RCN backs career path for advanced primary care nurses

Nurse leaders have called for a specific career pathway to develop 'advanced generalist nurses' for primary care in response to a DoH consultation on post-registration nursing careers.

Several unions and nursing charities expressed deep concerns about plans to reshape nursing careers in response to the DoH consultation, and in response to a second consultation on pre-registration nursing training conducted by the Nursing and Midwifery Council (NMC).

The RCN warned of ‘real concerns' that five pathways proposed by the DoH in an overhaul of nursing careers - children, family and public health; first contact, access and urgent care; supporting long-term care; acute and critical care; and mental health and psychosocial care - do not fit the work of nurses employed in general practice.

‘There is a whole argument here about preserving a pathway for advanced generalist nurses, most likely to be employed in general practice,' the RCN response says.

It says there is a case for ‘an advanced generalist nurse pathway to include skills in mental health first contact and case management'.

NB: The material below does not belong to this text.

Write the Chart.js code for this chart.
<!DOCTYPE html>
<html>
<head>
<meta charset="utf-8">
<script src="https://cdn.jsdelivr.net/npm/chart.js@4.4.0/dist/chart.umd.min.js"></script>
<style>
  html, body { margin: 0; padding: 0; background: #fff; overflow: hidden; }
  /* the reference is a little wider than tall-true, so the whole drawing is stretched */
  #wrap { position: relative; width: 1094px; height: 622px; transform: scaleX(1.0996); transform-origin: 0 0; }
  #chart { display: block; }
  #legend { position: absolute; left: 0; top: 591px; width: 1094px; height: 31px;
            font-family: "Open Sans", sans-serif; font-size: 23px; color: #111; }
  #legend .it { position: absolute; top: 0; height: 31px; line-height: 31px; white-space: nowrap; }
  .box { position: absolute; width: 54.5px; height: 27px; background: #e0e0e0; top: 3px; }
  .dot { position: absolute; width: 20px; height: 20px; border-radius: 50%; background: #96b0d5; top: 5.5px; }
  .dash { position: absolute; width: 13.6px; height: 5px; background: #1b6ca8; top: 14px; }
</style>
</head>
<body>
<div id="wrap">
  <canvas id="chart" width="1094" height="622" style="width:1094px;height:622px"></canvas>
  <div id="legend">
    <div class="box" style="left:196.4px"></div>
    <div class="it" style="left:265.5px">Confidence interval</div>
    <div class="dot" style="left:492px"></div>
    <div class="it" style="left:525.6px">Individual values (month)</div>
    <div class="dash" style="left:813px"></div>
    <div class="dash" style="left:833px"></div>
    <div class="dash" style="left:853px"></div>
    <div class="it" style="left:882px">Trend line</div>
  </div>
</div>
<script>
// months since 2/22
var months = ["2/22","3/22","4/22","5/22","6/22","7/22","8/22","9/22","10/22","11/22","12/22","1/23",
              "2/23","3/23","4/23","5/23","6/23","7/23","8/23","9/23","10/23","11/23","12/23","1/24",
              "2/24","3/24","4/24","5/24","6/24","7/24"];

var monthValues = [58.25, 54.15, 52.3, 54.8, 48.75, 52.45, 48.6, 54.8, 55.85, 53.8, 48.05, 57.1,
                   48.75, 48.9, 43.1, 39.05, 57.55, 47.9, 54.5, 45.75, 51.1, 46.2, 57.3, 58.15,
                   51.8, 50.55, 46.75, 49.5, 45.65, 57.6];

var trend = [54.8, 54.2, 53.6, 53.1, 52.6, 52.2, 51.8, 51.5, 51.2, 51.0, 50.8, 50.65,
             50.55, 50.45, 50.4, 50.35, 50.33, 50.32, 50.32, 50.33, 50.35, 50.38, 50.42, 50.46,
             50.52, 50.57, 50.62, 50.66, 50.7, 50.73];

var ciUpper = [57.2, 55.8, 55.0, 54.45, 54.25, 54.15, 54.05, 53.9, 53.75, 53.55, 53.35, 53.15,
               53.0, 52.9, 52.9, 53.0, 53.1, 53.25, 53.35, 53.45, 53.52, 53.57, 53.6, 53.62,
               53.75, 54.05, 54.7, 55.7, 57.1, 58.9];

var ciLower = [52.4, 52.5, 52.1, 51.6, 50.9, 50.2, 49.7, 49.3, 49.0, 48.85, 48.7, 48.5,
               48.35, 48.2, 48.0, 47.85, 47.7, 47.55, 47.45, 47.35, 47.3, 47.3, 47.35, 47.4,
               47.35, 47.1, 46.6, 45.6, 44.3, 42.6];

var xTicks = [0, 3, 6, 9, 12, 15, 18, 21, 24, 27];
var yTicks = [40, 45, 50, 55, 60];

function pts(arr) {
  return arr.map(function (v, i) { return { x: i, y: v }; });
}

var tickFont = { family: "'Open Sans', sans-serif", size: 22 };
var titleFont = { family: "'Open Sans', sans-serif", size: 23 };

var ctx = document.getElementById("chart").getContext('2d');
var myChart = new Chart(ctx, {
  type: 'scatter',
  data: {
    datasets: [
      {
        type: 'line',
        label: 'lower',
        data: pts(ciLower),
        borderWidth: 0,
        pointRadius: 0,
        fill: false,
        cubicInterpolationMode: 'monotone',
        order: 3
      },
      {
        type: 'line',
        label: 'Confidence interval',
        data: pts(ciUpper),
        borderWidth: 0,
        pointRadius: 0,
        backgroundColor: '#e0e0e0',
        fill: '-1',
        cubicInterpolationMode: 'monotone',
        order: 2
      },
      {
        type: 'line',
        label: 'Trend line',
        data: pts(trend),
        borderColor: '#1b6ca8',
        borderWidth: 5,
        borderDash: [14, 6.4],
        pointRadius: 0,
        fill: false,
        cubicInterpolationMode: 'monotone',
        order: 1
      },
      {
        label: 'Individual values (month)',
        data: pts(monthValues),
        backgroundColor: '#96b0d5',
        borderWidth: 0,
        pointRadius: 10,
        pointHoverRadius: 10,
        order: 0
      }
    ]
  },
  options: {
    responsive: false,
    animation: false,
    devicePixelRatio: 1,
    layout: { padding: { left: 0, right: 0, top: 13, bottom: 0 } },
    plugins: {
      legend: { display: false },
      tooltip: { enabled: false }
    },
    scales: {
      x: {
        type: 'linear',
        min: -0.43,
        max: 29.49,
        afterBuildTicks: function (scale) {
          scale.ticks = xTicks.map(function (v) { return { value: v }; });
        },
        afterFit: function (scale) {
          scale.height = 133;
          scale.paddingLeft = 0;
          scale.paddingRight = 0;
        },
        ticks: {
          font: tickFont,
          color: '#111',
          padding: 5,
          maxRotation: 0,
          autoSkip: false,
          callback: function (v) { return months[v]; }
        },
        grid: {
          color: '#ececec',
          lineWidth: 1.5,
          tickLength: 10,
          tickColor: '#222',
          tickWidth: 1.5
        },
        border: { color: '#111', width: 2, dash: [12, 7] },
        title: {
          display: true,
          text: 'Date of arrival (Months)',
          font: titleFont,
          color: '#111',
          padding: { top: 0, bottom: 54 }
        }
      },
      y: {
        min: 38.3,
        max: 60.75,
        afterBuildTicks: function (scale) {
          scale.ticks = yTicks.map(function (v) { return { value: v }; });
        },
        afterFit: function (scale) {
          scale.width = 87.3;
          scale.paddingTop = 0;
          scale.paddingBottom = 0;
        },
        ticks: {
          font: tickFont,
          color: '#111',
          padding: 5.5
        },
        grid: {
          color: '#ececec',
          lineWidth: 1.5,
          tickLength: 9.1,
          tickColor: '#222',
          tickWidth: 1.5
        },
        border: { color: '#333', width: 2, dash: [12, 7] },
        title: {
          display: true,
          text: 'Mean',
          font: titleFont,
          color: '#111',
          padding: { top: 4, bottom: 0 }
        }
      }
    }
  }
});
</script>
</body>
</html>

Unite/CPHVA warned that plans to re-shape nursing careers could end health visiting as a specialist career in England. In its response to the DoH consultation, Unite/CPHVA says that ‘there is no provision for specialist practitioner qualification in the proposed framework'.

The proposals will cut the ‘quality, depth of skill and knowledge' in the nursing profession, the union adds.

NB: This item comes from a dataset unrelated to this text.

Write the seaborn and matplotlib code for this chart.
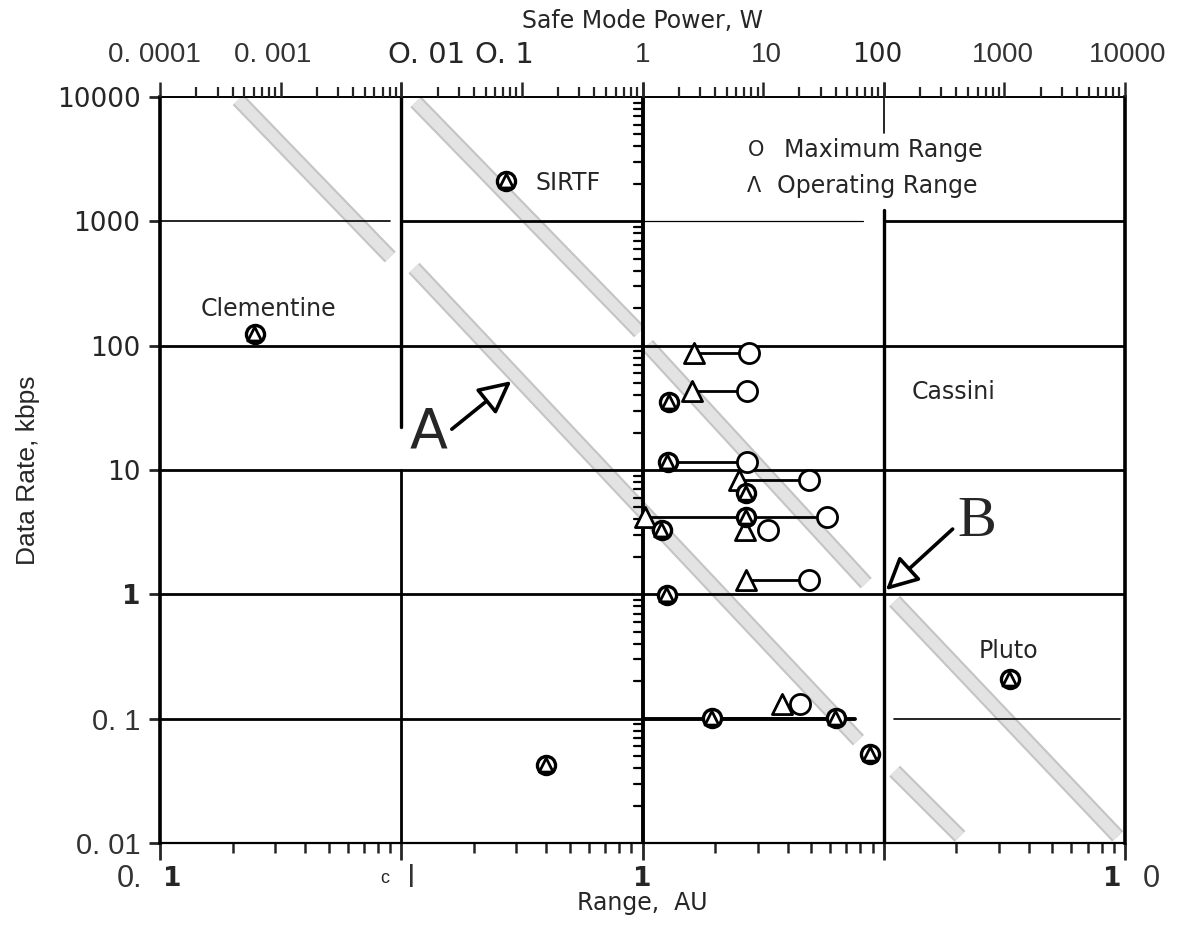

A response from the Queen's Nursing Institute (QNI) says the consultation ‘fails sufficiently to address specialist practice, specialist nurses and the future of advanced practice'. It warns: ‘These are matters of major concerns to community nurses, whose careers are defined by these markers.'

The RCN response echoed these concerns, highlighting ‘a need for a more formalised post-registration career pathway with clearly defined routes to advanced practice level posts'.

Several of the respondents voiced concerns that the five pathways would prove difficult to move between, creating ‘silos' that nurses could become stuck in.

Meanwhile, in response to the NMC consultation on pre-registration careers the RCN and Unite/CPHVA both backed a move to degree-level entry to nursing, despite divided opinion among RCN members, and opposition from Unison.

Unison said that it did not support an all-graduate profession and called for the entry gate to remain ‘as wide open as possible', with clearer definitions of competencies needed in nursing professions.

Unite/CPHVA also backed a proposal that learning in practice in the community should be increased to form half of the total practice requirement for nurses in training within five years.